Racism In Thailand
I was quite interested in one of your emails from your column from last week concerning the negative nightlife experience of one African American New Yorker who visited Thailand. That email was intriguing because, like that writer, I am also an African American man who just happens to live in New York City. I wonder why that writer felt he was treated so badly on his first trip to Thailand. I'm pretty sure that there must have been some other reasons, besides his being simply a black man. My own experiences in Thailand have been for the most part very positive and enjoyable. I met many people there who ranged from not only various hill tribe villagers in the north to even "Hi-So" Thai Chinese in Bangkok, and I found that they for the most part treated me very well. As for the bars and nightlife aspect of Thailand, I for one I had no problem being dragged and begged into various bars! And I usually had no problem having ladies coming up to me there, etc, sometimes even being surrounded by them!
Many African American (and other Americans, for that matter) usually vacation close to home (Hawaii, Florida, California, Caribbean, Mexico, etc.) The African Americans blacks that do make it to Thailand are mostly there courtesy of Uncle Sam (I was often asked if I was part of the Cobra Gold military exercises when I was down in Pattaya and other places in Thailand). Few go there as tourists or on business, but hopefully, that will change in the future. When I first told other African Americans that I was going to Thailand, they warned me that Thai people were very racist (maybe they considered Thai having similar xenophobic behavior as Koreans, Japanese, or more or less, the Vietnamese). Even though I was told that I would be OK by my NYC based Thai friends, I still braced myself for the worst when I arrived in Thailand, expecting the usual "American-type" racism that most Black people in the U.S. usually have to deal with. But I was very pleasantly surprised by the warmth and friendliness of the Thai people. I felt like I was treated no differently than all the white Europeans and white Americans walking around Pattaya, Nana Plaza, Soi Cowboy (which I once read, was actually named after an expatriate African American Vietnam veteran who opened up the first go-go style bar on soi 23, and who dressed up as a cowboy!), etc. So I wonder what was the real reasons for the treatment of that other African American writer, why he felt he was being ignored. Maybe there were other factors besides race that accounted for his treatment?

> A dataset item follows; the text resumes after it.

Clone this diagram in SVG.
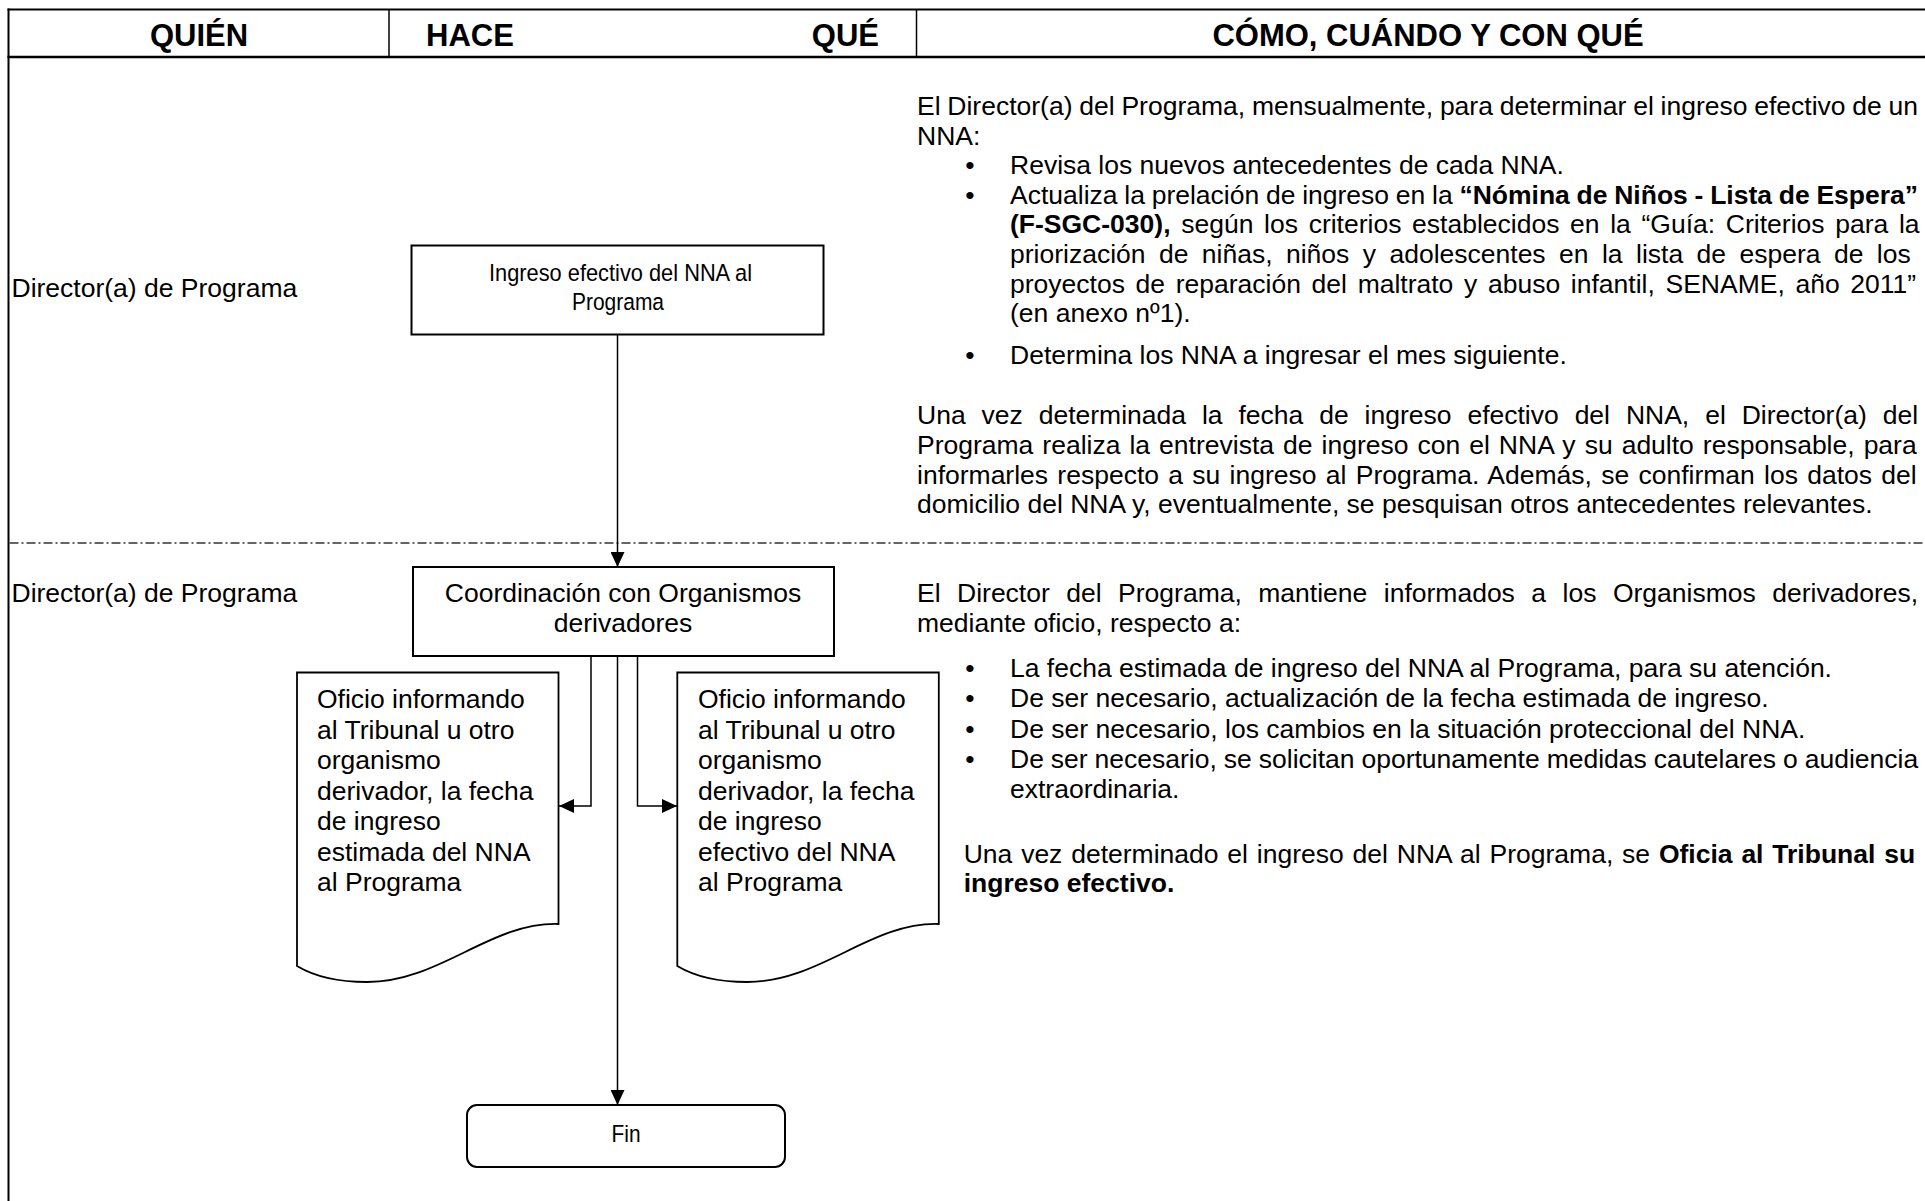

For example, what kind of clothes was he wearing? As you know, Thais judge others, especially foreigners, by appearances. EVERY time I went out in public in Thailand, I wore good clothes that ranged from business casual to nice evening clothes – the same as when I go out to the clubs and bars in New York City. I guess by the way I dressed and carried myself, most Thais assumed that I was rich, and it seemed that I was saying mai aow krup every five minutes to everyone!
But then again, maybe The Thais somehow thought he was a native African?
Thai people tend to have not that much experience with foreigners. Especially the ones that grew up in Post-Vietnam war era Thailand, those not in the tourist industry, and the ones that are very new to the "Entertainment Nightlife" sector, usually cannot tell the difference between an African-American and an African. And any bar girl new to the scene would most likely not be bold enough to go try and talk, in an unfamiliar language to a very strange looking foreigner. Also as most everyone knows, Americans whatever the color, usually rate much higher, as opposed to Africans, Cambodians, etc. in the money / social scheme of things in Thailand as well. The more experienced and worldly Thais, not just experienced bargirls, can quickly tell the difference, especially if money is involved!
I do hope that the writer has a far better experience on his second trip to Thailand than his first. Maybe he should learn the phrase Pom bpen kon Amayrigun Krup! Mah jahk New York City so there won't be any mistake!
So is there racism in the Land Of Smiles? Of course, just as anywhere, in some forms or another, but just not the same kind that is still very much still endemic in American and other Western European based societies. There probably is no country in the world which consists of different populations is free of the problem. Yet I believe that Thailand on the whole is probably one of the few countries in Asia, (definitely far better than Japan and Korea), and probably on Earth, that has very good race relations at present. Of course, ethnic and class relations is another totally different matter, unfortunately. Thailand is not a perfect paradise. But all things considered, I find that it is much, much easier for a black man to get a cab in Bangkok, than it is in New York!
I really like your summary. I hear from some black guys that they have had a fantastic time and others who have had bad experiences due to racial issues. You make some good points. Let me add that if you are a nice guy and walk around with a smile on your face, the Thais will generally like you.